Unclear on the concept

Management people are funny. They want “agile” development, then they get mad when you focus on early and continuous delivery of valuable software.

At the risk of sounding grumpy here, if you have some competing agenda then your “agile” efforts will fail.

Who doesn’t want early and continuous delivery of valuable software?

Sounds like a trick question, right?

It’s not. Here are some competing agendas I’ve seen up close:

  • I need to justify my recent raise.
  • I want estimates and deadlines to not have my fingerprints on them, so I can’t be called unreasonable in terms of expectations.
  • I want to keep up with the industry, in the sense that “project manager” seems out of date but “scrum master” is hip and current.
  • I want a lot more predictability in terms of deadlines and deliverables. (This one is yuge.)
  • I want to hold individual developers accountable for meeting sprint goals.
  • I need to reassure upper management that my people are actually working hard, so imposing a two-week deadline on everything looks productive.
  • Blocking tasks out in detail on MS Project is kind of a lot of work, and it always ends in tears, so I don’t want to do it.
  • PMBOK looks like a big commitment and “agile” is really informal, thus easier.

The thing I wish everyone knew…

…is that it’s okay to not want the radical power shifts that are a necessary part of an Agile transformation. If your organization likes hierarchy, and if (for example) software development managers don’t get to push back when their bosses are creating obstacles, then that is what it is and it’s best that you avoid working under a paradigm that’s a lie.

To give you an idea of what I’m talking about,

here’s a thing that came up a year or so ago.

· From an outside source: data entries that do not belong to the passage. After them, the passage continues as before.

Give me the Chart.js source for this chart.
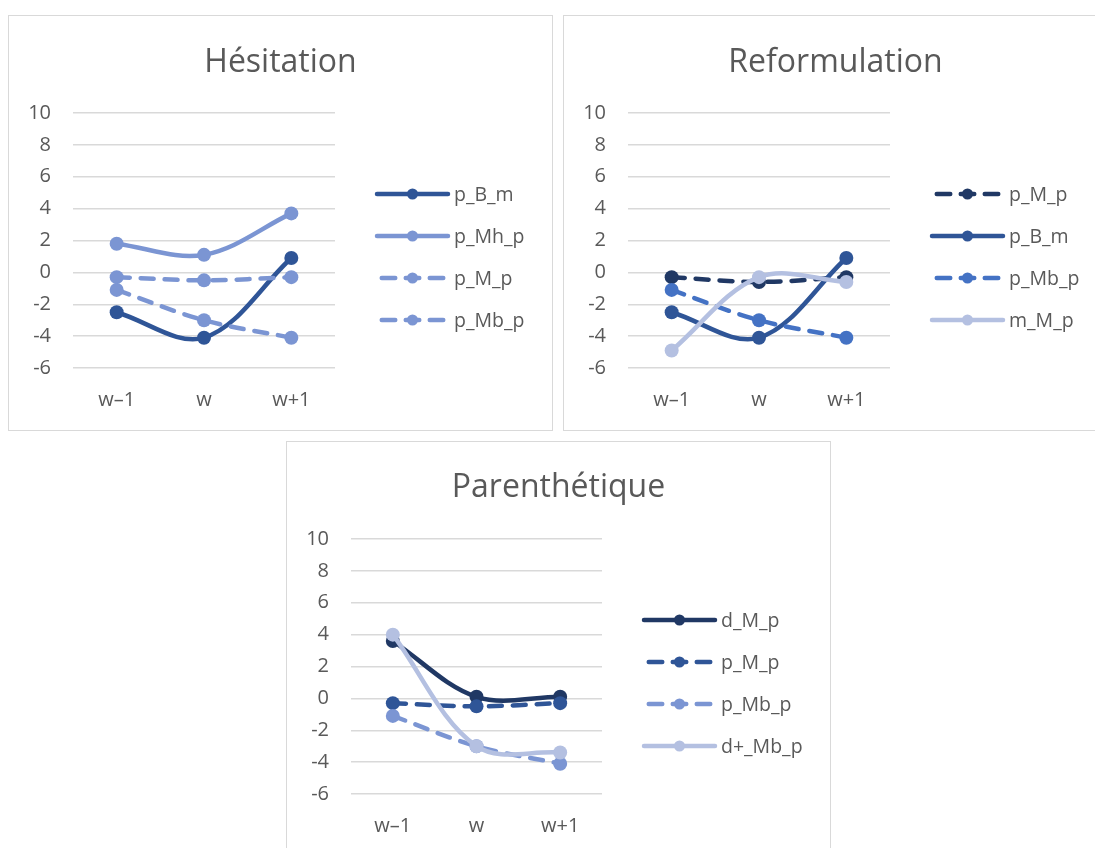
<!DOCTYPE html>
<html>
<head>
<meta charset="utf-8">
<script src="https://cdn.jsdelivr.net/npm/chart.js@4.4.0/dist/chart.umd.min.js"></script>
<style>
  html, body { margin: 0; padding: 0; background: #fff; }
  body { width: 1095px; height: 848px; overflow: hidden; position: relative; }
  .box { position: absolute; border: 1px solid #d9d9d9; background: #fff; }
  .box canvas { display: block; }
</style>
</head>
<body>
<div class="box" style="left:8px; top:15px;"><canvas id="hesitation" width="543" height="414"></canvas></div>
<div class="box" style="left:563px; top:15px;"><canvas id="reformulation" width="543" height="414"></canvas></div>
<div class="box" style="left:286px; top:441px;"><canvas id="parenthetique" width="543" height="414"></canvas></div>
<script>
/*
* values; the x axis is the same for all of them.
*/
const categories = ['w–1', 'w', 'w+1'];
const yMin = -6;
const yMax = 10;
const yStep = 2;

// Hésitation
const hesPBm = [-2.5, -4.1, 0.9];
const hesPMhp = [1.8, 1.1, 3.7];
const hesPMp = [-0.3, -0.5, -0.3];
const hesPMbp = [-1.1, -3.0, -4.1];

// Reformulation
const refPMp = [-0.3, -0.6, -0.3];
const refPBm = [-2.5, -4.1, 0.9];
const refPMbp = [-1.1, -3.0, -4.1];
const refMMp = [-4.9, -0.3, -0.6];

// Parenthétique
const parDMp = [3.6, 0.1, 0.1];
const parPMp = [-0.3, -0.5, -0.3];
const parPMbp = [-1.1, -3.0, -4.1];
const parDplusMbp = [4.0, -3.0, -3.4];

const navy = '#203864';
const darkBlue = '#2f5597';
const blue = '#4472c4';
const midBlue = '#7b95d3';
const paleBlue = '#b4c0e1';
const textGray = '#595959';
const gridGray = '#d9d9d9';
const fontFamily = '"Open Sans", "Noto Sans", sans-serif';

/*
* one line series, styled like the office smooth line with markers.
*/
function series(label, data, color, dashed) {
    return {
        label: label,
        data: data,
        borderColor: color,
        backgroundColor: color,
        borderWidth: 4.5,
        borderDash: dashed ? [13, 11] : [],
        borderCapStyle: 'round',
        borderJoinStyle: 'round',
        pointRadius: 7,
        pointHoverRadius: 7,
        pointBorderWidth: 0,
        pointBackgroundColor: color,
        tension: 0.35,
        fill: false
    };
}

/*
* draws the legend to the right of the plot: a short line sample with its
* marker in the middle and the series name after it.
*/
const sideLegend = {
    id: 'sideLegend',
    afterDraw(chart) {
        const ctx = chart.ctx;
        const area = chart.chartArea;
        const x0 = area.right + 42;
        const len = 71;
        chart.data.datasets.forEach((ds, i) => {
            const y = area.top + 81 + i * 42;
            ctx.save();
            ctx.strokeStyle = ds.borderColor;
            ctx.lineWidth = ds.borderWidth;
            ctx.lineCap = 'round';
            if (ds.borderDash.length) {
                ctx.setLineDash([13.5, 10.5]);
                ctx.lineDashOffset = 19.25;
            }
            ctx.beginPath();
            ctx.moveTo(x0, y);
            ctx.lineTo(x0 + len, y);
            ctx.stroke();
            ctx.setLineDash([]);
            ctx.fillStyle = ds.borderColor;
            ctx.beginPath();
            ctx.arc(x0 + len / 2, y, 5.5, 0, Math.PI * 2);
            ctx.fill();
            ctx.fillStyle = textGray;
            ctx.font = '19.5px ' + fontFamily;
            ctx.textBaseline = 'middle';
            ctx.textAlign = 'left';
            ctx.fillText(ds.label, x0 + len + 6, y + 1);
            ctx.restore();
        });
    }
};

function makeChart(canvasId, title, datasets, rightSpace, titleTop) {
    // later series sit on top, as in the original
    datasets.forEach((ds, i) => {
        ds.order = datasets.length - i;
    });
    return new Chart(document.getElementById(canvasId), {
        type: 'line',
        data: {
            labels: categories,
            datasets: datasets
        },
        options: {
            responsive: false,
            animation: false,
            layout: {
                padding: 0
            },
            scales: {
                x: {
                    offset: true,
                    grid: { display: false, drawTicks: false },
                    border: { display: false },
                    ticks: {
                        color: textGray,
                        padding: 20,
                        font: { family: fontFamily, size: 20 }
                    },
                    afterFit: axis => { axis.height = 62; }
                },
                y: {
                    min: yMin,
                    max: yMax,
                    grid: { color: gridGray, lineWidth: 1.5, drawTicks: false },
                    border: { display: false },
                    ticks: {
                        stepSize: yStep,
                        color: textGray,
                        padding: 22,
                        font: { family: fontFamily, size: 20 }
                    },
                    afterFit: axis => { axis.width = 64; }
                },
                // empty axis that keeps room for the legend, so the title stays centred on the box
                legendRoom: {
                    position: 'right',
                    grid: { display: false, drawTicks: false },
                    border: { display: false },
                    ticks: { display: false },
                    afterFit: axis => { axis.width = rightSpace; }
                }
            },
            plugins: {
                legend: { display: false },
                tooltip: { enabled: false },
                title: {
                    display: true,
                    text: title,
                    color: textGray,
                    font: { family: fontFamily, size: 32, weight: 'normal' },
                    padding: { top: titleTop, bottom: 97 - titleTop - 38.4 }
                }
            }
        },
        plugins: [sideLegend]
    });
}

makeChart('hesitation', 'Hésitation', [
    series('p_B_m', hesPBm, darkBlue, false),
    series('p_Mh_p', hesPMhp, midBlue, false),
    series('p_M_p', hesPMp, midBlue, true),
    series('p_Mb_p', hesPMbp, midBlue, true)
], 217, 28);

makeChart('reformulation', 'Reformulation', [
    series('p_M_p', refPMp, navy, true),
    series('p_B_m', refPBm, darkBlue, false),
    series('p_Mb_p', refPMbp, blue, true),
    series('m_M_p', refMMp, paleBlue, false)
], 217, 28);

makeChart('parenthetique', 'Parenthétique', [
    series('d_M_p', parDMp, navy, false),
    series('p_M_p', parPMp, darkBlue, true),
    series('p_Mb_p', parPMbp, midBlue, true),
    series('d+_Mb_p', parDplusMbp, paleBlue, false)
], 228, 27);
</script>
</body>
</html>
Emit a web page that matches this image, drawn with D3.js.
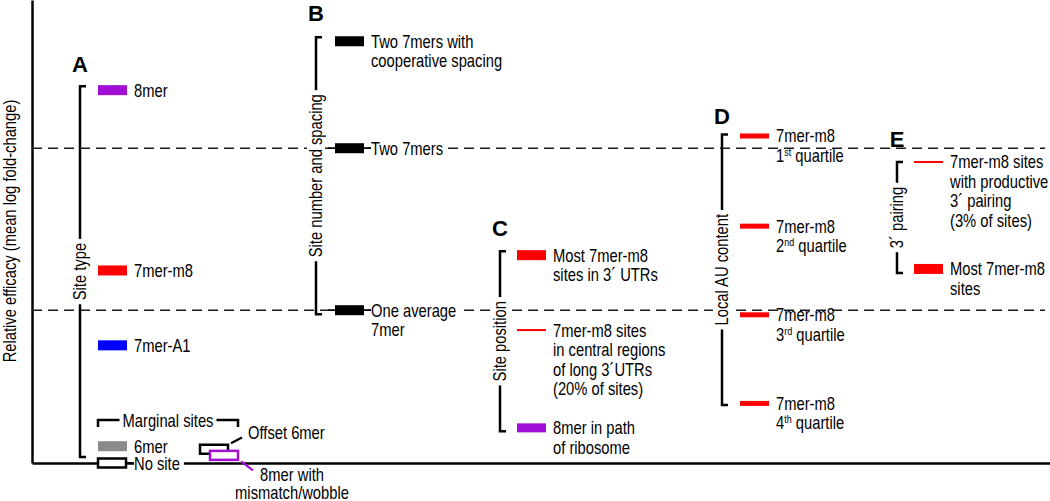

My team was developing a thing that relied very heavily on an address validation service that a) was not free; and b) required an access token. We’d reached a point at which that was clearly the next piece to work on: everything leading up to that was working great, and everything after it relied on the output of the address validation.

The development manager, who was also serving as scrum master, said… no! That’s not the next thing you’re working on! The people who approve spending money, and the people who review licenses and contracts, and the people who write his evaluations–they weren’t part of the team and they hadn’t had any urgency about this particular purchase and they simply weren’t ready to move forward with it. So the address validation was on hold.

(Before anyone asks, yes we had a mock service to test with. But a mock isn’t a deliverable.)

We found something else to do for the next few “sprints”

but it wasn’t anything like “early and continuous delivery of valuable software.” It was trying to fill time with tasks that might be important later on. Features that hadn’t been thought through because they were of secondary importance.

The scrum master’s job in this scenario is to remove the obstacle, not to divert the team into doing less valuable work. The organization had a (strongly implied) principle of “shut up and get it done” that trumped the (clearly stated) Agile principle of giving motivated individuals the support they need as well as the (clearly stated) Scrum idea that the scrum master serves the team.

What I’m getting at isn’t so much that this department was doing it wrong. What I’m getting at is that they were not emotionally or culturally ready to apply Agile principles and further that maybe that is okay.

Not being Agile is okay. Force-fitting Agile artifacts and practices into a work environment that doesn’t jibe with Agile principles, however, is going to go really badly.

It depends on what you prioritize. It depends on what you think is important. It depends on your agenda, and your agenda is largely dictated by what senior management is going to reward and penalize.

Epilogue

I’m looking at this post a couple years later and realizing I didn’t share the outcome.

The project I’m talking about here had four full-time developers, and our deliverable was a “contact” page on an ASP.NET platform. It took six months.